For those that think the economy will save the CRE crew through expanded GDP, let me again refer you to the Nomura/Richard Koo chart that I have been reusing so much lately:


This is a balance sheet recession borne from asset deflation in the face of excessive debt. The assets tanked in 2006 while GDP was soaring, what is to keep them from tanking as GDP has started to creep up? In addition, that creeping has yet to indicate that we gave truly left global recessionary territory. This excerpted from RGE Monitor's latest global outlook report:

The global economy is beginning to recover
from the first synchronized contraction of the
post‐war era and global GDP will turn positive
in H2 2009. While Q2 and Q3 of 2009 have
brought signs of stabilization in growth rates
and industrial production for many economies,
the path to a sustainable recovery is not yet
clearly shaped.

He expects the US to shrink but 2.7% in 2009, and: 

Japan and the eurozone will suffer sharper downturns
of 6% and 4% respectively.
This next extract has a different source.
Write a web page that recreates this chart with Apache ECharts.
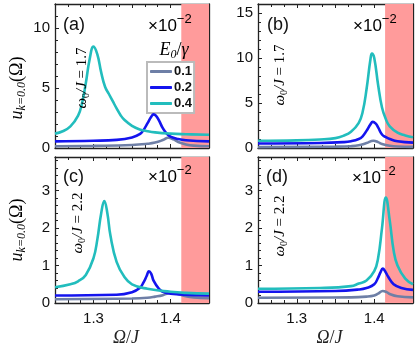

While a 2.9% global expansion for 2010 represents a significant improvement from the
2009 global contraction, growth nevertheless remains well below the growth rates of this decade’s boom (global growth averaged 5% in 2004‐2007).
Only a year ago, the IMF suggested that a yearly global growth rate of 3% was consistent with the definition of global recession. That definition might have to be revised as global growth is expected to remain around 3% in 2010, and the IMF now argues that we are in the aftermath of a deep global recession (World Economic Outlook, October
2009, Ch. 1).

Hey, that's a good idea! If global growth doesn't support the concept of exiting recession, why not just change the definition of the term "recession" and Voila!
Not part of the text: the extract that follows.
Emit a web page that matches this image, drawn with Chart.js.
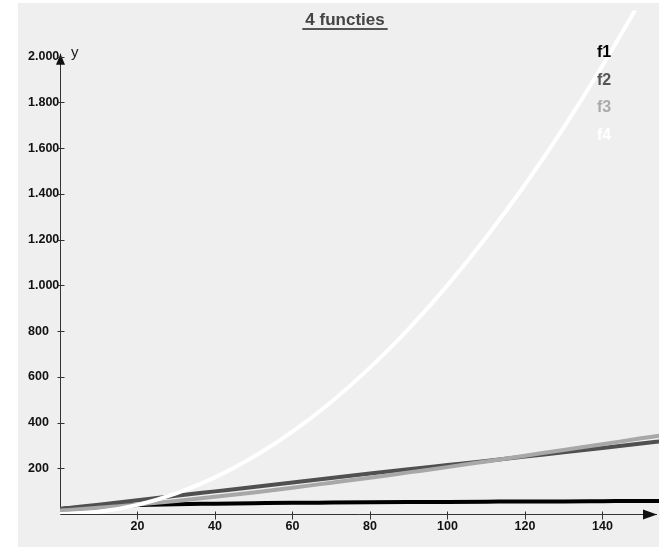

I'm of the idea that even if GDP does take off, we will be mired in deflating asset prices for some time. This assertion is bolstered by the performance of real assets in the face of literally trillions of dollars thrown deflating assets by Central Banks globally, all the while having these asset prices still drop - or at best hover. What is to happen after the bump from extend and pretend policies wear off? More importantly, what happens if (or more accurately, when) the counterparties of the many holders of the deflating assets make the inevitable collateral call that will be necessary for them to maintain their economic (as opposed to the mutually consented to, accounting) semblence of solvency?